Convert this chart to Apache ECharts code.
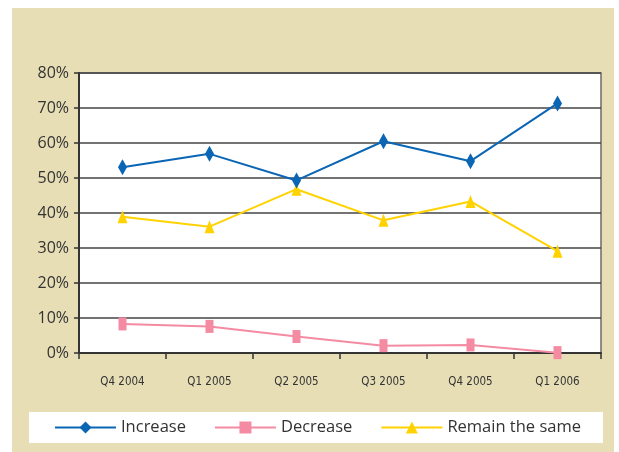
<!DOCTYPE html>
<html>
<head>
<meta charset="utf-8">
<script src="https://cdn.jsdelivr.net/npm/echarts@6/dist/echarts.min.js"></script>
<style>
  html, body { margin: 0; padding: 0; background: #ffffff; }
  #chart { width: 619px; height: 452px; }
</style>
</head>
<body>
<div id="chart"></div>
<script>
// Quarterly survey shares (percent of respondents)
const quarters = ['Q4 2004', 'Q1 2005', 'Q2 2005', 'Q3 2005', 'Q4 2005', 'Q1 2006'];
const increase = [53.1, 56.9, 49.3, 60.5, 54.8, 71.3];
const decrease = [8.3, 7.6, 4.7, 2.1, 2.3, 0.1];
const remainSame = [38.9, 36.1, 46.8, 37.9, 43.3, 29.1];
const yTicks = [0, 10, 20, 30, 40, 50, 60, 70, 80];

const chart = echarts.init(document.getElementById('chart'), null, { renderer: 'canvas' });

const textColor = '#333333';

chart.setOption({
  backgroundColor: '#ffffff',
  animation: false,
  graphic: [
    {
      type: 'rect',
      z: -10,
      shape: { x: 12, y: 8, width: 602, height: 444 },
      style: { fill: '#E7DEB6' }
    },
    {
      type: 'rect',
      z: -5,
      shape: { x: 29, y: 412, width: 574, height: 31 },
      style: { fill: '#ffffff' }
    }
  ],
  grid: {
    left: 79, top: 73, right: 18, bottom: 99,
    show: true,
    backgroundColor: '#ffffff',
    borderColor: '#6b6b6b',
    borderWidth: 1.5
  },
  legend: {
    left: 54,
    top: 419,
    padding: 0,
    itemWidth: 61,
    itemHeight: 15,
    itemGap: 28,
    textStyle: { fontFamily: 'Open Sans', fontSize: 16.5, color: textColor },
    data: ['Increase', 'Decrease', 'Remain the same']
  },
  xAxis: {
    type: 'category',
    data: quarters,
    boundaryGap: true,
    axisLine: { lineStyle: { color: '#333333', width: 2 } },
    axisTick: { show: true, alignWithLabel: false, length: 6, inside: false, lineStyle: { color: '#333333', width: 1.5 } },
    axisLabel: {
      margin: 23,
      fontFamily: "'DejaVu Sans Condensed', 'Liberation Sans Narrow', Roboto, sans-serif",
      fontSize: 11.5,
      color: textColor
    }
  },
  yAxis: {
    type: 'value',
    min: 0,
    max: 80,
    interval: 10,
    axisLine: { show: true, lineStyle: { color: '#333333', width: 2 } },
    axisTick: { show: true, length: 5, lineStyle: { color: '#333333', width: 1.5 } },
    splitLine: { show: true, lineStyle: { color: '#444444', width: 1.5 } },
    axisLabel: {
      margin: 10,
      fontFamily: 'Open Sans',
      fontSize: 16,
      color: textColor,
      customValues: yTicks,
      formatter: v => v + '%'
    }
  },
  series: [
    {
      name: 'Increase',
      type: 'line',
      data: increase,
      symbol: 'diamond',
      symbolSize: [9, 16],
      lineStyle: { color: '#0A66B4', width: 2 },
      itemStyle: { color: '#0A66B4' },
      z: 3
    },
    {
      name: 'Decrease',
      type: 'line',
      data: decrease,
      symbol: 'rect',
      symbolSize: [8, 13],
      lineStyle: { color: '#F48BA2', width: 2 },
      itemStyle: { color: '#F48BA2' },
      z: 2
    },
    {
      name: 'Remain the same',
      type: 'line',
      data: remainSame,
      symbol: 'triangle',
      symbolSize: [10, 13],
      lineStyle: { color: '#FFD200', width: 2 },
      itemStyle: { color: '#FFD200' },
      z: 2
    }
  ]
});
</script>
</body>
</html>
::::
[What to produce] Write out the listing above exactly as it stands, pictures excluded.

[Result of the task]
Convert this chart to Apache ECharts code.
<!DOCTYPE html>
<html>
<head>
<meta charset="utf-8">
<script src="https://cdn.jsdelivr.net/npm/echarts@6/dist/echarts.min.js"></script>
<style>
  html, body { margin: 0; padding: 0; background: #ffffff; }
  #chart { width: 619px; height: 452px; }
</style>
</head>
<body>
<div id="chart"></div>
<script>
// Quarterly survey shares (percent of respondents)
const quarters = ['Q4 2004', 'Q1 2005', 'Q2 2005', 'Q3 2005', 'Q4 2005', 'Q1 2006'];
const increase = [53.1, 56.9, 49.3, 60.5, 54.8, 71.3];
const decrease = [8.3, 7.6, 4.7, 2.1, 2.3, 0.1];
const remainSame = [38.9, 36.1, 46.8, 37.9, 43.3, 29.1];
const yTicks = [0, 10, 20, 30, 40, 50, 60, 70, 80];

const chart = echarts.init(document.getElementById('chart'), null, { renderer: 'canvas' });

const textColor = '#333333';

chart.setOption({
  backgroundColor: '#ffffff',
  animation: false,
  graphic: [
    {
      type: 'rect',
      z: -10,
      shape: { x: 12, y: 8, width: 602, height: 444 },
      style: { fill: '#E7DEB6' }
    },
    {
      type: 'rect',
      z: -5,
      shape: { x: 29, y: 412, width: 574, height: 31 },
      style: { fill: '#ffffff' }
    }
  ],
  grid: {
    left: 79, top: 73, right: 18, bottom: 99,
    show: true,
    backgroundColor: '#ffffff',
    borderColor: '#6b6b6b',
    borderWidth: 1.5
  },
  legend: {
    left: 54,
    top: 419,
    padding: 0,
    itemWidth: 61,
    itemHeight: 15,
    itemGap: 28,
    textStyle: { fontFamily: 'Open Sans', fontSize: 16.5, color: textColor },
    data: ['Increase', 'Decrease', 'Remain the same']
  },
  xAxis: {
    type: 'category',
    data: quarters,
    boundaryGap: true,
    axisLine: { lineStyle: { color: '#333333', width: 2 } },
    axisTick: { show: true, alignWithLabel: false, length: 6, inside: false, lineStyle: { color: '#333333', width: 1.5 } },
    axisLabel: {
      margin: 23,
      fontFamily: "'DejaVu Sans Condensed', 'Liberation Sans Narrow', Roboto, sans-serif",
      fontSize: 11.5,
      color: textColor
    }
  },
  yAxis: {
    type: 'value',
    min: 0,
    max: 80,
    interval: 10,
    axisLine: { show: true, lineStyle: { color: '#333333', width: 2 } },
    axisTick: { show: true, length: 5, lineStyle: { color: '#333333', width: 1.5 } },
    splitLine: { show: true, lineStyle: { color: '#444444', width: 1.5 } },
    axisLabel: {
      margin: 10,
      fontFamily: 'Open Sans',
      fontSize: 16,
      color: textColor,
      customValues: yTicks,
      formatter: v => v + '%'
    }
  },
  series: [
    {
      name: 'Increase',
      type: 'line',
      data: increase,
      symbol: 'diamond',
      symbolSize: [9, 16],
      lineStyle: { color: '#0A66B4', width: 2 },
      itemStyle: { color: '#0A66B4' },
      z: 3
    },
    {
      name: 'Decrease',
      type: 'line',
      data: decrease,
      symbol: 'rect',
      symbolSize: [8, 13],
      lineStyle: { color: '#F48BA2', width: 2 },
      itemStyle: { color: '#F48BA2' },
      z: 2
    },
    {
      name: 'Remain the same',
      type: 'line',
      data: remainSame,
      symbol: 'triangle',
      symbolSize: [10, 13],
      lineStyle: { color: '#FFD200', width: 2 },
      itemStyle: { color: '#FFD200' },
      z: 2
    }
  ]
});
</script>
</body>
</html>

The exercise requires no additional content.